_Dataset excerpt:_
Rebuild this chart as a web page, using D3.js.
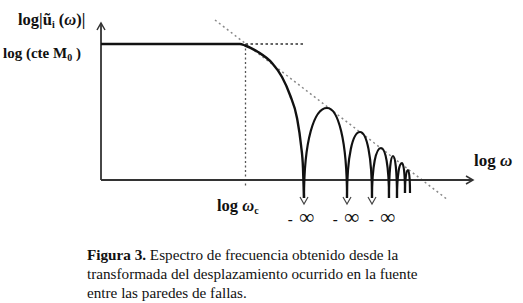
<!DOCTYPE html>
<html>
<head>
<meta charset="utf-8">
<script src="https://cdn.jsdelivr.net/npm/d3@7"></script>
<style>
  html, body { margin: 0; padding: 0; background: #fff; }
  svg { display: block; }
  .lbl { font-family: "Liberation Serif", "Times New Roman", serif; font-weight: bold; fill: #111; }
  .cap { font-family: "Liberation Serif", "Times New Roman", serif; fill: #111; font-size: 15.2px; }
</style>
</head>
<body>
<svg id="chart" width="523" height="303"></svg>
<script>
// ---- data (in log-frequency / log-amplitude units) ----
const flatLevel = 1.36;                // log(cte M0)
const cornerX = 1.445;                 // log ωc
const mainLobeX = [0.00, 1.39, 1.44, 1.57, 1.71, 1.81, 1.89, 1.96, 2.00, 2.02, 2.03];
const mainLobeY = [1.36, 1.36, 1.345, 1.28, 1.17, 1.03, 0.85, 0.62, 0.35, 0.12, -0.18];
const zerosX    = [2.03, 2.46, 2.71, 2.88, 2.96, 3.04, 3.09];
const zerosLow  = [-0.18, -0.18, -0.18, -0.18, -0.18, -0.13, -0.13];
const peaksX    = [2.26, 2.59, 2.80, 2.92, 3.01, 3.07];
const peaksY    = [0.72, 0.48, 0.32, 0.24, 0.17, 0.10];
const arrowZeros = [0, 1, 2];
const asymptoteX = [1.14, 3.47];
const asymptoteY = [1.60, -0.20];
const infOffsets = [-0.03, -0.01, 0.10];
const captionBold = "Figura 3.";
const captionLines = [
  " Espectro de frecuencia obtenido desde la",
  "transformada del desplazamiento ocurrido en la fuente",
  "entre las paredes de fallas."
];

// ---- scales ----
const svg = d3.select("#chart");
const x = d3.scaleLinear().domain([0, 3.72]).range([101, 473]);
const y = d3.scaleLinear().domain([0, 1.6]).range([180, 20]);

const ink = "#111";
const axisCol = "#333";

// ---- dotted guides ----
svg.append("line")
  .attr("x1", x(asymptoteX[0])).attr("y1", y(asymptoteY[0]))
  .attr("x2", x(asymptoteX[1])).attr("y2", y(asymptoteY[1]))
  .attr("stroke", "#888").attr("stroke-width", 1.5).attr("stroke-dasharray", "2,3");
svg.append("line")
  .attr("x1", x(cornerX)).attr("y1", y(flatLevel))
  .attr("x2", x(2.04)).attr("y2", y(flatLevel))
  .attr("stroke", "#333").attr("stroke-width", 1.4).attr("stroke-dasharray", "2.5,2.5");
svg.append("line")
  .attr("x1", x(cornerX)).attr("y1", y(flatLevel))
  .attr("x2", x(cornerX)).attr("y2", y(-0.08))
  .attr("stroke", "#555").attr("stroke-width", 1.3).attr("stroke-dasharray", "2,2.5");

// ---- axes ----
svg.append("line")
  .attr("x1", x(0)).attr("y1", y(0)).attr("x2", x(3.72)).attr("y2", y(0))
  .attr("stroke", axisCol).attr("stroke-width", 1.8);
svg.append("line")
  .attr("x1", x(0)).attr("y1", y(0)).attr("x2", x(0)).attr("y2", y(1.57))
  .attr("stroke", axisCol).attr("stroke-width", 1.8);
// arrowheads
svg.append("path")
  .attr("d", `M${x(3.72)-7},${y(0)-4} L${x(3.72)},${y(0)} L${x(3.72)-7},${y(0)+4}`)
  .attr("fill", "none").attr("stroke", axisCol).attr("stroke-width", 1.5);
svg.append("path")
  .attr("d", `M${x(0)-4},${y(1.57)+7} L${x(0)},${y(1.57)} L${x(0)+4},${y(1.57)+7}`)
  .attr("fill", "none").attr("stroke", axisCol).attr("stroke-width", 1.5);

// ---- main lobe ----
const line = d3.line().x(d => x(d[0])).y(d => y(d[1])).curve(d3.curveMonotoneX);
svg.append("path")
  .attr("d", line(d3.zip(mainLobeX, mainLobeY)))
  .attr("fill", "none").attr("stroke", ink).attr("stroke-width", 2.4);

// ---- side lobes ----
peaksX.forEach((px, i) => {
  const x0 = x(zerosX[i]), y0 = y(zerosLow[i]);
  const x1 = x(zerosX[i + 1]), y1 = y(zerosLow[i + 1]);
  const xp = x(px), yp = y(peaksY[i]);
  const p = d3.path();
  p.moveTo(x0, y0);
  p.bezierCurveTo(x0, yp + (y0 - yp) * 0.35, x0 + (xp - x0) * 0.45, yp, xp, yp);
  p.bezierCurveTo(x1 - (x1 - xp) * 0.45, yp, x1, yp + (y1 - yp) * 0.35, x1, y1);
  svg.append("path").attr("d", p.toString())
    .attr("fill", "none").attr("stroke", ink).attr("stroke-width", 2.2);
});

// ---- arrows to -inf ----
arrowZeros.forEach((k, j) => {
  const zx = x(zerosX[k]), zy = y(zerosLow[k]);
  svg.append("path")
    .attr("d", `M${zx-4},${zy-1} L${zx},${zy+6} L${zx+4},${zy-1}`)
    .attr("fill", "none").attr("stroke", "#444").attr("stroke-width", 1.2);
  const t = svg.append("text").attr("class", "lbl")
    .attr("x", x(zerosX[k] + infOffsets[j])).attr("y", 224)
    .attr("text-anchor", "middle");
  t.append("tspan").attr("font-size", 15).text("-\u2009 ");
  t.append("tspan").attr("font-size", 21).text("\u221E");
});

// ---- labels ----
const yl = svg.append("text").attr("class", "lbl").attr("x", 18).attr("y", 25).attr("font-size", 16.5);
yl.append("tspan").text("log|\u0169");
yl.append("tspan").attr("font-size", 10).attr("dy", 3).text("i");
yl.append("tspan").attr("dy", -3).text(" (");
yl.append("tspan").attr("font-style", "italic").text("\u03C9");
yl.append("tspan").text(")|");

const ml = svg.append("text").attr("class", "lbl").attr("x", 3).attr("y", 58).attr("font-size", 15);
ml.append("tspan").text("log (cte M");
ml.append("tspan").attr("font-size", 10).attr("dy", 3).text("0");
ml.append("tspan").attr("dy", -3).text(" )");

const wc = svg.append("text").attr("class", "lbl").attr("x", 217).attr("y", 211).attr("font-size", 16.5);
wc.append("tspan").text("log ");
wc.append("tspan").attr("font-style", "italic").text("\u03C9");
wc.append("tspan").attr("font-size", 10).attr("dy", 3).text("c");

const wl = svg.append("text").attr("class", "lbl").attr("x", 474).attr("y", 166).attr("font-size", 17);
wl.append("tspan").text("log ");
wl.append("tspan").attr("font-style", "italic").text("\u03C9");

// ---- caption ----
const c1 = svg.append("text").attr("class", "cap").attr("x", 87).attr("y", 260);
c1.append("tspan").attr("font-weight", "bold").text(captionBold);
c1.append("tspan").text(captionLines[0]);
captionLines.slice(1).forEach((t, i) => {
  svg.append("text").attr("class", "cap").attr("x", 87).attr("y", 279 + i * 18.5).text(t);
});
</script>
</body>
</html>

_Your objective:_ Exclude the images, then output the data above word for word.

_Result of this task:_
Rebuild this chart as a web page, using D3.js.
<!DOCTYPE html>
<html>
<head>
<meta charset="utf-8">
<script src="https://cdn.jsdelivr.net/npm/d3@7"></script>
<style>
  html, body { margin: 0; padding: 0; background: #fff; }
  svg { display: block; }
  .lbl { font-family: "Liberation Serif", "Times New Roman", serif; font-weight: bold; fill: #111; }
  .cap { font-family: "Liberation Serif", "Times New Roman", serif; fill: #111; font-size: 15.2px; }
</style>
</head>
<body>
<svg id="chart" width="523" height="303"></svg>
<script>
// ---- data (in log-frequency / log-amplitude units) ----
const flatLevel = 1.36;                // log(cte M0)
const cornerX = 1.445;                 // log ωc
const mainLobeX = [0.00, 1.39, 1.44, 1.57, 1.71, 1.81, 1.89, 1.96, 2.00, 2.02, 2.03];
const mainLobeY = [1.36, 1.36, 1.345, 1.28, 1.17, 1.03, 0.85, 0.62, 0.35, 0.12, -0.18];
const zerosX    = [2.03, 2.46, 2.71, 2.88, 2.96, 3.04, 3.09];
const zerosLow  = [-0.18, -0.18, -0.18, -0.18, -0.18, -0.13, -0.13];
const peaksX    = [2.26, 2.59, 2.80, 2.92, 3.01, 3.07];
const peaksY    = [0.72, 0.48, 0.32, 0.24, 0.17, 0.10];
const arrowZeros = [0, 1, 2];
const asymptoteX = [1.14, 3.47];
const asymptoteY = [1.60, -0.20];
const infOffsets = [-0.03, -0.01, 0.10];
const captionBold = "Figura 3.";
const captionLines = [
  " Espectro de frecuencia obtenido desde la",
  "transformada del desplazamiento ocurrido en la fuente",
  "entre las paredes de fallas."
];

// ---- scales ----
const svg = d3.select("#chart");
const x = d3.scaleLinear().domain([0, 3.72]).range([101, 473]);
const y = d3.scaleLinear().domain([0, 1.6]).range([180, 20]);

const ink = "#111";
const axisCol = "#333";

// ---- dotted guides ----
svg.append("line")
  .attr("x1", x(asymptoteX[0])).attr("y1", y(asymptoteY[0]))
  .attr("x2", x(asymptoteX[1])).attr("y2", y(asymptoteY[1]))
  .attr("stroke", "#888").attr("stroke-width", 1.5).attr("stroke-dasharray", "2,3");
svg.append("line")
  .attr("x1", x(cornerX)).attr("y1", y(flatLevel))
  .attr("x2", x(2.04)).attr("y2", y(flatLevel))
  .attr("stroke", "#333").attr("stroke-width", 1.4).attr("stroke-dasharray", "2.5,2.5");
svg.append("line")
  .attr("x1", x(cornerX)).attr("y1", y(flatLevel))
  .attr("x2", x(cornerX)).attr("y2", y(-0.08))
  .attr("stroke", "#555").attr("stroke-width", 1.3).attr("stroke-dasharray", "2,2.5");

// ---- axes ----
svg.append("line")
  .attr("x1", x(0)).attr("y1", y(0)).attr("x2", x(3.72)).attr("y2", y(0))
  .attr("stroke", axisCol).attr("stroke-width", 1.8);
svg.append("line")
  .attr("x1", x(0)).attr("y1", y(0)).attr("x2", x(0)).attr("y2", y(1.57))
  .attr("stroke", axisCol).attr("stroke-width", 1.8);
// arrowheads
svg.append("path")
  .attr("d", `M${x(3.72)-7},${y(0)-4} L${x(3.72)},${y(0)} L${x(3.72)-7},${y(0)+4}`)
  .attr("fill", "none").attr("stroke", axisCol).attr("stroke-width", 1.5);
svg.append("path")
  .attr("d", `M${x(0)-4},${y(1.57)+7} L${x(0)},${y(1.57)} L${x(0)+4},${y(1.57)+7}`)
  .attr("fill", "none").attr("stroke", axisCol).attr("stroke-width", 1.5);

// ---- main lobe ----
const line = d3.line().x(d => x(d[0])).y(d => y(d[1])).curve(d3.curveMonotoneX);
svg.append("path")
  .attr("d", line(d3.zip(mainLobeX, mainLobeY)))
  .attr("fill", "none").attr("stroke", ink).attr("stroke-width", 2.4);

// ---- side lobes ----
peaksX.forEach((px, i) => {
  const x0 = x(zerosX[i]), y0 = y(zerosLow[i]);
  const x1 = x(zerosX[i + 1]), y1 = y(zerosLow[i + 1]);
  const xp = x(px), yp = y(peaksY[i]);
  const p = d3.path();
  p.moveTo(x0, y0);
  p.bezierCurveTo(x0, yp + (y0 - yp) * 0.35, x0 + (xp - x0) * 0.45, yp, xp, yp);
  p.bezierCurveTo(x1 - (x1 - xp) * 0.45, yp, x1, yp + (y1 - yp) * 0.35, x1, y1);
  svg.append("path").attr("d", p.toString())
    .attr("fill", "none").attr("stroke", ink).attr("stroke-width", 2.2);
});

// ---- arrows to -inf ----
arrowZeros.forEach((k, j) => {
  const zx = x(zerosX[k]), zy = y(zerosLow[k]);
  svg.append("path")
    .attr("d", `M${zx-4},${zy-1} L${zx},${zy+6} L${zx+4},${zy-1}`)
    .attr("fill", "none").attr("stroke", "#444").attr("stroke-width", 1.2);
  const t = svg.append("text").attr("class", "lbl")
    .attr("x", x(zerosX[k] + infOffsets[j])).attr("y", 224)
    .attr("text-anchor", "middle");
  t.append("tspan").attr("font-size", 15).text("-\u2009 ");
  t.append("tspan").attr("font-size", 21).text("\u221E");
});

// ---- labels ----
const yl = svg.append("text").attr("class", "lbl").attr("x", 18).attr("y", 25).attr("font-size", 16.5);
yl.append("tspan").text("log|\u0169");
yl.append("tspan").attr("font-size", 10).attr("dy", 3).text("i");
yl.append("tspan").attr("dy", -3).text(" (");
yl.append("tspan").attr("font-style", "italic").text("\u03C9");
yl.append("tspan").text(")|");

const ml = svg.append("text").attr("class", "lbl").attr("x", 3).attr("y", 58).attr("font-size", 15);
ml.append("tspan").text("log (cte M");
ml.append("tspan").attr("font-size", 10).attr("dy", 3).text("0");
ml.append("tspan").attr("dy", -3).text(" )");

const wc = svg.append("text").attr("class", "lbl").attr("x", 217).attr("y", 211).attr("font-size", 16.5);
wc.append("tspan").text("log ");
wc.append("tspan").attr("font-style", "italic").text("\u03C9");
wc.append("tspan").attr("font-size", 10).attr("dy", 3).text("c");

const wl = svg.append("text").attr("class", "lbl").attr("x", 474).attr("y", 166).attr("font-size", 17);
wl.append("tspan").text("log ");
wl.append("tspan").attr("font-style", "italic").text("\u03C9");

// ---- caption ----
const c1 = svg.append("text").attr("class", "cap").attr("x", 87).attr("y", 260);
c1.append("tspan").attr("font-weight", "bold").text(captionBold);
c1.append("tspan").text(captionLines[0]);
captionLines.slice(1).forEach((t, i) => {
  svg.append("text").attr("class", "cap").attr("x", 87).attr("y", 279 + i * 18.5).text(t);
});
</script>
</body>
</html>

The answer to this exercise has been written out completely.